The simultaneous presence, within one body, of the Holy One of God and an evil spirit is impossible. It is like the naked flame of God’s holiness and the combustible fumes that come from the bottomless pit. They cannot exist together without a fearful explosion. When Christ comes in the evil one goes out and can never return while Christ dwells with us and sups with us.

iii] HOW SWIFTLY CHRIST BANISHES THE DEMON.

Jesus does not touch the man. There is no laying hands on him. There are no spells, no incantations. There is no technique, no symbolic act, no jiggery pokery, no sprinkling with holy water, no agonising, no rolling on the floor in prayer. There is in fact no prayer. “One little word shall fell him,” says Luther. There is only the word. There is simply a stern Saviour who says to the demon, “Be quiet!” It is the same command that later he uses to silence the storm on the lake. “Come out of him,” Jesus adds, and the demon cannot say petulantly, “Shan’t!” When the Son of God commands, the world is created, the dead rise, and devils fear and fly. “The evil spirit shook the man violently and came out of him with a shriek” (v.26). What was this violent shaking? Was it his last savage hug? Or his final cruelty? Or the painful wrenching free from someone he had thought would be in the pit with him for ever? Or was it his rage? Whatever that frustrated final act might have been the man was delivered by a word from Jesus.

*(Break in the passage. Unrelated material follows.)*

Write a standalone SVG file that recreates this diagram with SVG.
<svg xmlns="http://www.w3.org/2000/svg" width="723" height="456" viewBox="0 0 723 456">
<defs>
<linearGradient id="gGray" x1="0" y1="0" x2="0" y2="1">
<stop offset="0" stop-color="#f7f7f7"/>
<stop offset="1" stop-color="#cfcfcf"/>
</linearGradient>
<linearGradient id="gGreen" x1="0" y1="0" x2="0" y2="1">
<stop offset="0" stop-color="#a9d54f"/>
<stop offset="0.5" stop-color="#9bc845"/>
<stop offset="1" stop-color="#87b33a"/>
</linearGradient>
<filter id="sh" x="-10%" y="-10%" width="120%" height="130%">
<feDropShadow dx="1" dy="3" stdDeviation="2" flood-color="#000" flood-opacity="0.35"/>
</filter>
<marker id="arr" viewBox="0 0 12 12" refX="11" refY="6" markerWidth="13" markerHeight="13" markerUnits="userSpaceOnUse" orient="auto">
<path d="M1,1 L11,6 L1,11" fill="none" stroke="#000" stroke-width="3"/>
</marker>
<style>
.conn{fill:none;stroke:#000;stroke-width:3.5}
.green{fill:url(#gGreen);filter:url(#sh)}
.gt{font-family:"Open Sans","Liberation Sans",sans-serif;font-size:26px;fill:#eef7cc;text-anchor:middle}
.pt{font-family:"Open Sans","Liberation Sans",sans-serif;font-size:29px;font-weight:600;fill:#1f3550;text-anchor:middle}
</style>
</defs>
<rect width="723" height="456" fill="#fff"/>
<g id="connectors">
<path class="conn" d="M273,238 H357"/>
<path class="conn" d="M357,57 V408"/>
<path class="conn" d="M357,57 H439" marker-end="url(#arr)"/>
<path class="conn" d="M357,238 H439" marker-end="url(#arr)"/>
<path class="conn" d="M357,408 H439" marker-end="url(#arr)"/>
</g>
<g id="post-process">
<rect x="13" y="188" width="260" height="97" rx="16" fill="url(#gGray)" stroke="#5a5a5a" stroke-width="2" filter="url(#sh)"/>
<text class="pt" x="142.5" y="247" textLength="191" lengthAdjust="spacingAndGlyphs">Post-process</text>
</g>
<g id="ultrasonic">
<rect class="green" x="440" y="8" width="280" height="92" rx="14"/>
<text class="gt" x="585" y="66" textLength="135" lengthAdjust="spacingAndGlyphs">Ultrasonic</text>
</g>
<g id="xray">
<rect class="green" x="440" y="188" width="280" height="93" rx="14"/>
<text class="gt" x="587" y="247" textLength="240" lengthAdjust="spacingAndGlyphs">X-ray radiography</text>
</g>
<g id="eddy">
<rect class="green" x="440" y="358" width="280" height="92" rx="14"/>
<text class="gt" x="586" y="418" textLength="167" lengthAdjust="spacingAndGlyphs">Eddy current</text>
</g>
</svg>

So we Christians are encouraged to resist the devil, in anticipation of our being bothered by him in our daily lives. Resist him, and we are promised that he will flee from us. We don’t need Martin Luther’s inkpot to thrown at him to drive him away. Luther himself recognised that when he wrote these famous words:

“And though this world, with devils filled,
Should threaten to undo us,
We will not fear, for God hath willed
His truth to triumph through us.
The prince of darkness grim,
We tremble not for him;
His rage we can endure,
For lo! his doom is sure;
One little word shall fell him.” (Martin Luther, 1529)

iv] CHRIST IS THE DESTROYER OF EVIL.

Christ is not the condemner, “for God sent not his Son into the world to condemn the world, but that the world through him might be saved” (Jn. 3:17). The devil is condemned already: “Christ shall bruise your head” God said to him in Eden. But the Holy One of God is the destroyer of evil, and the demon knew it. The apostle John was there in Capernaum that day and many years later he wrote his first letter and said, “The reason the Son of God appeared was to destroy the devil’s work” (I Jn. 3:8). He had come to confront the devil and strip him of his power. Of course! There must be a fight to the death against evil and the devil’s work. So what of your evil? Where is it today? Where is your own evil? It can be in just one place. It can be in you, or it can be upon Christ on the cross of Golgotha. What a way for Christ to destroy evil, to absorb it into his own body and soul, and stand as the substitute in the Father’s destruction. There on the cross God is destroying sin and Satan. Is your evil there, or is it still in you? The Father of our Lord Jesus Christ is prepared to take it from you this day and to impute it to his blessed Son and destroy it there. Your evil dealt with completely so that it is no more. All gone! All destroyed in the cosmic incinerator of Golgotha. That is the sinner’s hope, that this great prophet who spoke to men, and showed his kingly power in triumphing over sin and Satan has become our great High Priest and dealt with our evil in his royal death.